RECORDS SUPPLIED:
+ + + +

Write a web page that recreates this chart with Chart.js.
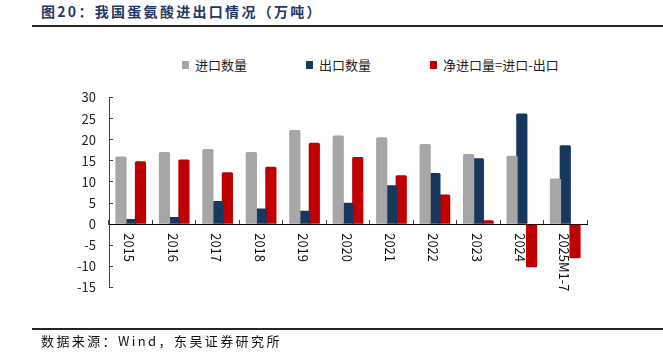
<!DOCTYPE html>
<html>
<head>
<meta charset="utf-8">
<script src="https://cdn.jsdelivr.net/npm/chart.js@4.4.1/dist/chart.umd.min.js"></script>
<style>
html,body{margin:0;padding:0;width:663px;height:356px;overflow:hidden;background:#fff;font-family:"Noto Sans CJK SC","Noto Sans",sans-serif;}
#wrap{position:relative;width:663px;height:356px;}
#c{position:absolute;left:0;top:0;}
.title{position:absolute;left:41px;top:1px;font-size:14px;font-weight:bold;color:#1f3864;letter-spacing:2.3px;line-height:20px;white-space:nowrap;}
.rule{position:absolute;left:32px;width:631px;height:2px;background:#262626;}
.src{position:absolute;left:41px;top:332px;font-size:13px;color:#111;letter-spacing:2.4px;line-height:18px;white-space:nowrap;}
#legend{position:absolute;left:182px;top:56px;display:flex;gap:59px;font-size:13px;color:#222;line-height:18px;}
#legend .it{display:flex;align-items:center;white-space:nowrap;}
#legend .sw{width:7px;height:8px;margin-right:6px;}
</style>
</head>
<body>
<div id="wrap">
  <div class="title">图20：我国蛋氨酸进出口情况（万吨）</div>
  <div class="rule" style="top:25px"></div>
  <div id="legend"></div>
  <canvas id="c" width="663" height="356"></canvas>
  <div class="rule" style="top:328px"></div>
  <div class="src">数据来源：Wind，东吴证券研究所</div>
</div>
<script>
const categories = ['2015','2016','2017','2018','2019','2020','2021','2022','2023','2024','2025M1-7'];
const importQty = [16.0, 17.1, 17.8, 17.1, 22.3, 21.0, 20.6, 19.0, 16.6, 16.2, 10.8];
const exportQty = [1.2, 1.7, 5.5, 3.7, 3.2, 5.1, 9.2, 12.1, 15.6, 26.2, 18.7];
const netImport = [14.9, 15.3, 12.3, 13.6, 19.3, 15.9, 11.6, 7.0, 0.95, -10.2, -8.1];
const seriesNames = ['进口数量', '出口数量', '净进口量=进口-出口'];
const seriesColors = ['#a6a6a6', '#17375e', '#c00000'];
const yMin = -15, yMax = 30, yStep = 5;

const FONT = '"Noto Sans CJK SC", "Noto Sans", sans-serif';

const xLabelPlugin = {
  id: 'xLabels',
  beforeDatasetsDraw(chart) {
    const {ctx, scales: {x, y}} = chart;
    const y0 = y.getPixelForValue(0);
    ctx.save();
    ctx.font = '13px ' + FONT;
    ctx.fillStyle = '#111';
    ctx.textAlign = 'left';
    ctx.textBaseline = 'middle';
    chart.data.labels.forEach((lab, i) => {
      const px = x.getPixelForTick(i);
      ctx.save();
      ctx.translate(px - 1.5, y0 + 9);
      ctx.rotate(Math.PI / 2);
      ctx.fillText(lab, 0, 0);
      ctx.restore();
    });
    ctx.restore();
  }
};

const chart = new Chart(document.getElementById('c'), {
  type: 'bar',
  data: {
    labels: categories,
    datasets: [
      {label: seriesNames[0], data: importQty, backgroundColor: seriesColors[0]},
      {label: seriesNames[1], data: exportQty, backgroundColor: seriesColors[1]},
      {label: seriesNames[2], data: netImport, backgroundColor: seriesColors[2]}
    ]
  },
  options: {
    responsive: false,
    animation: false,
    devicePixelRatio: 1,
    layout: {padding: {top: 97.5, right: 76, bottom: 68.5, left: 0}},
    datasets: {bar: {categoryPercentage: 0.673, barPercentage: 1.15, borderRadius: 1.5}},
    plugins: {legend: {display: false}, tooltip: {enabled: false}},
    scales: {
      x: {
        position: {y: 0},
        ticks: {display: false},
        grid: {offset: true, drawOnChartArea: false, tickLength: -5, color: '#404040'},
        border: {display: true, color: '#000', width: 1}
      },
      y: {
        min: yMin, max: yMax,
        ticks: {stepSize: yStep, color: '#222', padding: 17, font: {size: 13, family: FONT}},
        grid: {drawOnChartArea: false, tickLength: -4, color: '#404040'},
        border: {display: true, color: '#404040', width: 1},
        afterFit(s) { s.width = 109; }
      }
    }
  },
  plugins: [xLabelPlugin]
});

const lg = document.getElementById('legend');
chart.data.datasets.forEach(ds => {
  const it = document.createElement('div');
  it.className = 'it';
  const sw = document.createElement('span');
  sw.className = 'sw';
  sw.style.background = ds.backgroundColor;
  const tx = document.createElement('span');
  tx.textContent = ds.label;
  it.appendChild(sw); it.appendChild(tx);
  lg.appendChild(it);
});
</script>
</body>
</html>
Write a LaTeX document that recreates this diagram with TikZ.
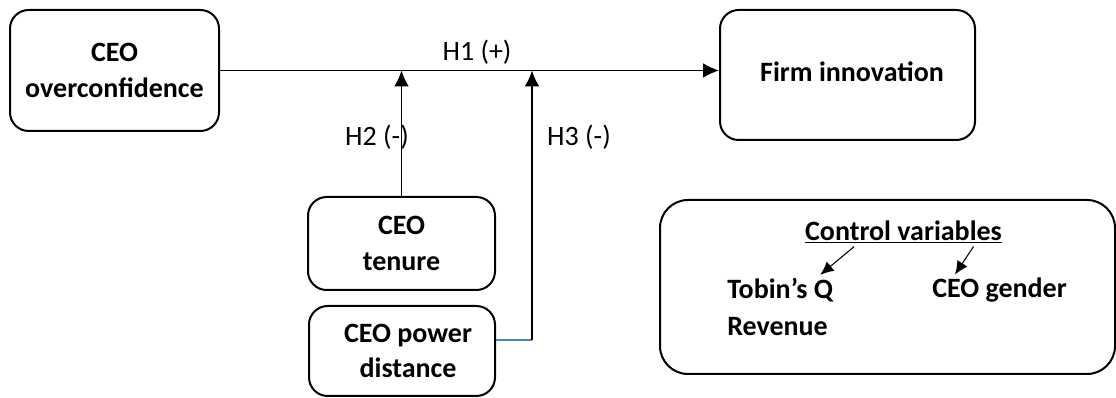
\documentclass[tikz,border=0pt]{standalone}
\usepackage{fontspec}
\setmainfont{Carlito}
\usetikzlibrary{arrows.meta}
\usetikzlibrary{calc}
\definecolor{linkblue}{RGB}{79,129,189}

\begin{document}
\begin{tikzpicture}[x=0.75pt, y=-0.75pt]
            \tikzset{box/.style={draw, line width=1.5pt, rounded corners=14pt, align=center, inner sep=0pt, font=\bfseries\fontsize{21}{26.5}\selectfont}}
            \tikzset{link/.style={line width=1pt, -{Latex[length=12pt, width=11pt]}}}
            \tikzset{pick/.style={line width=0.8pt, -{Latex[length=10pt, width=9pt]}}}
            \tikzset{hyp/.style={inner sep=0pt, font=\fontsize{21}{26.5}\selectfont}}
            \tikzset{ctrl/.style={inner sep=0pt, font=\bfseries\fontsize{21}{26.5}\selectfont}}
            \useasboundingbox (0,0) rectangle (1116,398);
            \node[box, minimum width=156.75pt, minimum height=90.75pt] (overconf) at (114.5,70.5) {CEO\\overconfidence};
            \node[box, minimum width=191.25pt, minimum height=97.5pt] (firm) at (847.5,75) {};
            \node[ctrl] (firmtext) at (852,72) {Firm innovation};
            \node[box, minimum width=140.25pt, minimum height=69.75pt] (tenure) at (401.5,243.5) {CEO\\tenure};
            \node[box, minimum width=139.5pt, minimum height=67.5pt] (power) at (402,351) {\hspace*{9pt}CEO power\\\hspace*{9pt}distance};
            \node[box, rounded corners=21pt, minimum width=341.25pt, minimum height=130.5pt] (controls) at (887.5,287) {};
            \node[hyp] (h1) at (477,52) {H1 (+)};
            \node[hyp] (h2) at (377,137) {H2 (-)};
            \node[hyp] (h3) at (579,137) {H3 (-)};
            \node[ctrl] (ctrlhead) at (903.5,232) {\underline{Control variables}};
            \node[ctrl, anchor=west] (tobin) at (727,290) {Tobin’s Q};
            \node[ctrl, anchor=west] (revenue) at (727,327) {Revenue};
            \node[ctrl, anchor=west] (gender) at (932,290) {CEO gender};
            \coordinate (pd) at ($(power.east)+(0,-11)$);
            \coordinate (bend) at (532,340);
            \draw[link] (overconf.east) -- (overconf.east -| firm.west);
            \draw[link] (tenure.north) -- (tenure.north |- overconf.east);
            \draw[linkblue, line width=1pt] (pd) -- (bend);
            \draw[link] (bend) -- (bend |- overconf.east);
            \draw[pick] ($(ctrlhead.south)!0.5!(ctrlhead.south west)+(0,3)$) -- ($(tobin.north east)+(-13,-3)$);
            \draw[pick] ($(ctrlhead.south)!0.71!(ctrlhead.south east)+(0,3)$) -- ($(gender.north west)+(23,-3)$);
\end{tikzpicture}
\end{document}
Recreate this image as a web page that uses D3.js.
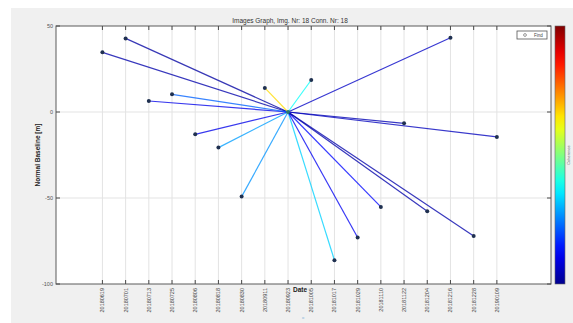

+ + + +

GIVEN INSTRUCTION: Write out the whole listing exactly, and drop the pictures.

THE RESPONSE:
Write a web page that recreates this chart with Chart.js.
<!DOCTYPE html>
<html>
<head>
<meta charset="utf-8">
<script src="https://cdn.jsdelivr.net/npm/chart.js@4.4.1/dist/chart.umd.min.js"></script>
<style>
html,body{margin:0;padding:0;width:663px;height:356px;overflow:hidden;background:#fff;font-family:"Noto Sans CJK SC","Noto Sans",sans-serif;}
#wrap{position:relative;width:663px;height:356px;}
#c{position:absolute;left:0;top:0;}
.title{position:absolute;left:41px;top:1px;font-size:14px;font-weight:bold;color:#1f3864;letter-spacing:2.3px;line-height:20px;white-space:nowrap;}
.rule{position:absolute;left:32px;width:631px;height:2px;background:#262626;}
.src{position:absolute;left:41px;top:332px;font-size:13px;color:#111;letter-spacing:2.4px;line-height:18px;white-space:nowrap;}
#legend{position:absolute;left:182px;top:56px;display:flex;gap:59px;font-size:13px;color:#222;line-height:18px;}
#legend .it{display:flex;align-items:center;white-space:nowrap;}
#legend .sw{width:7px;height:8px;margin-right:6px;}
</style>
</head>
<body>
<div id="wrap">
  <div class="title">图20：我国蛋氨酸进出口情况（万吨）</div>
  <div class="rule" style="top:25px"></div>
  <div id="legend"></div>
  <canvas id="c" width="663" height="356"></canvas>
  <div class="rule" style="top:328px"></div>
  <div class="src">数据来源：Wind，东吴证券研究所</div>
</div>
<script>
const categories = ['2015','2016','2017','2018','2019','2020','2021','2022','2023','2024','2025M1-7'];
const importQty = [16.0, 17.1, 17.8, 17.1, 22.3, 21.0, 20.6, 19.0, 16.6, 16.2, 10.8];
const exportQty = [1.2, 1.7, 5.5, 3.7, 3.2, 5.1, 9.2, 12.1, 15.6, 26.2, 18.7];
const netImport = [14.9, 15.3, 12.3, 13.6, 19.3, 15.9, 11.6, 7.0, 0.95, -10.2, -8.1];
const seriesNames = ['进口数量', '出口数量', '净进口量=进口-出口'];
const seriesColors = ['#a6a6a6', '#17375e', '#c00000'];
const yMin = -15, yMax = 30, yStep = 5;

const FONT = '"Noto Sans CJK SC", "Noto Sans", sans-serif';

const xLabelPlugin = {
  id: 'xLabels',
  beforeDatasetsDraw(chart) {
    const {ctx, scales: {x, y}} = chart;
    const y0 = y.getPixelForValue(0);
    ctx.save();
    ctx.font = '13px ' + FONT;
    ctx.fillStyle = '#111';
    ctx.textAlign = 'left';
    ctx.textBaseline = 'middle';
    chart.data.labels.forEach((lab, i) => {
      const px = x.getPixelForTick(i);
      ctx.save();
      ctx.translate(px - 1.5, y0 + 9);
      ctx.rotate(Math.PI / 2);
      ctx.fillText(lab, 0, 0);
      ctx.restore();
    });
    ctx.restore();
  }
};

const chart = new Chart(document.getElementById('c'), {
  type: 'bar',
  data: {
    labels: categories,
    datasets: [
      {label: seriesNames[0], data: importQty, backgroundColor: seriesColors[0]},
      {label: seriesNames[1], data: exportQty, backgroundColor: seriesColors[1]},
      {label: seriesNames[2], data: netImport, backgroundColor: seriesColors[2]}
    ]
  },
  options: {
    responsive: false,
    animation: false,
    devicePixelRatio: 1,
    layout: {padding: {top: 97.5, right: 76, bottom: 68.5, left: 0}},
    datasets: {bar: {categoryPercentage: 0.673, barPercentage: 1.15, borderRadius: 1.5}},
    plugins: {legend: {display: false}, tooltip: {enabled: false}},
    scales: {
      x: {
        position: {y: 0},
        ticks: {display: false},
        grid: {offset: true, drawOnChartArea: false, tickLength: -5, color: '#404040'},
        border: {display: true, color: '#000', width: 1}
      },
      y: {
        min: yMin, max: yMax,
        ticks: {stepSize: yStep, color: '#222', padding: 17, font: {size: 13, family: FONT}},
        grid: {drawOnChartArea: false, tickLength: -4, color: '#404040'},
        border: {display: true, color: '#404040', width: 1},
        afterFit(s) { s.width = 109; }
      }
    }
  },
  plugins: [xLabelPlugin]
});

const lg = document.getElementById('legend');
chart.data.datasets.forEach(ds => {
  const it = document.createElement('div');
  it.className = 'it';
  const sw = document.createElement('span');
  sw.className = 'sw';
  sw.style.background = ds.backgroundColor;
  const tx = document.createElement('span');
  tx.textContent = ds.label;
  it.appendChild(sw); it.appendChild(tx);
  lg.appendChild(it);
});
</script>
</body>
</html>
Write a LaTeX document that recreates this diagram with TikZ.
\documentclass[tikz,border=0pt]{standalone}
\usepackage{fontspec}
\setmainfont{Carlito}
\usetikzlibrary{arrows.meta}
\usetikzlibrary{calc}
\definecolor{linkblue}{RGB}{79,129,189}

\begin{document}
\begin{tikzpicture}[x=0.75pt, y=-0.75pt]
            \tikzset{box/.style={draw, line width=1.5pt, rounded corners=14pt, align=center, inner sep=0pt, font=\bfseries\fontsize{21}{26.5}\selectfont}}
            \tikzset{link/.style={line width=1pt, -{Latex[length=12pt, width=11pt]}}}
            \tikzset{pick/.style={line width=0.8pt, -{Latex[length=10pt, width=9pt]}}}
            \tikzset{hyp/.style={inner sep=0pt, font=\fontsize{21}{26.5}\selectfont}}
            \tikzset{ctrl/.style={inner sep=0pt, font=\bfseries\fontsize{21}{26.5}\selectfont}}
            \useasboundingbox (0,0) rectangle (1116,398);
            \node[box, minimum width=156.75pt, minimum height=90.75pt] (overconf) at (114.5,70.5) {CEO\\overconfidence};
            \node[box, minimum width=191.25pt, minimum height=97.5pt] (firm) at (847.5,75) {};
            \node[ctrl] (firmtext) at (852,72) {Firm innovation};
            \node[box, minimum width=140.25pt, minimum height=69.75pt] (tenure) at (401.5,243.5) {CEO\\tenure};
            \node[box, minimum width=139.5pt, minimum height=67.5pt] (power) at (402,351) {\hspace*{9pt}CEO power\\\hspace*{9pt}distance};
            \node[box, rounded corners=21pt, minimum width=341.25pt, minimum height=130.5pt] (controls) at (887.5,287) {};
            \node[hyp] (h1) at (477,52) {H1 (+)};
            \node[hyp] (h2) at (377,137) {H2 (-)};
            \node[hyp] (h3) at (579,137) {H3 (-)};
            \node[ctrl] (ctrlhead) at (903.5,232) {\underline{Control variables}};
            \node[ctrl, anchor=west] (tobin) at (727,290) {Tobin’s Q};
            \node[ctrl, anchor=west] (revenue) at (727,327) {Revenue};
            \node[ctrl, anchor=west] (gender) at (932,290) {CEO gender};
            \coordinate (pd) at ($(power.east)+(0,-11)$);
            \coordinate (bend) at (532,340);
            \draw[link] (overconf.east) -- (overconf.east -| firm.west);
            \draw[link] (tenure.north) -- (tenure.north |- overconf.east);
            \draw[linkblue, line width=1pt] (pd) -- (bend);
            \draw[link] (bend) -- (bend |- overconf.east);
            \draw[pick] ($(ctrlhead.south)!0.5!(ctrlhead.south west)+(0,3)$) -- ($(tobin.north east)+(-13,-3)$);
            \draw[pick] ($(ctrlhead.south)!0.71!(ctrlhead.south east)+(0,3)$) -- ($(gender.north west)+(23,-3)$);
\end{tikzpicture}
\end{document}
Recreate this image as a web page that uses D3.js.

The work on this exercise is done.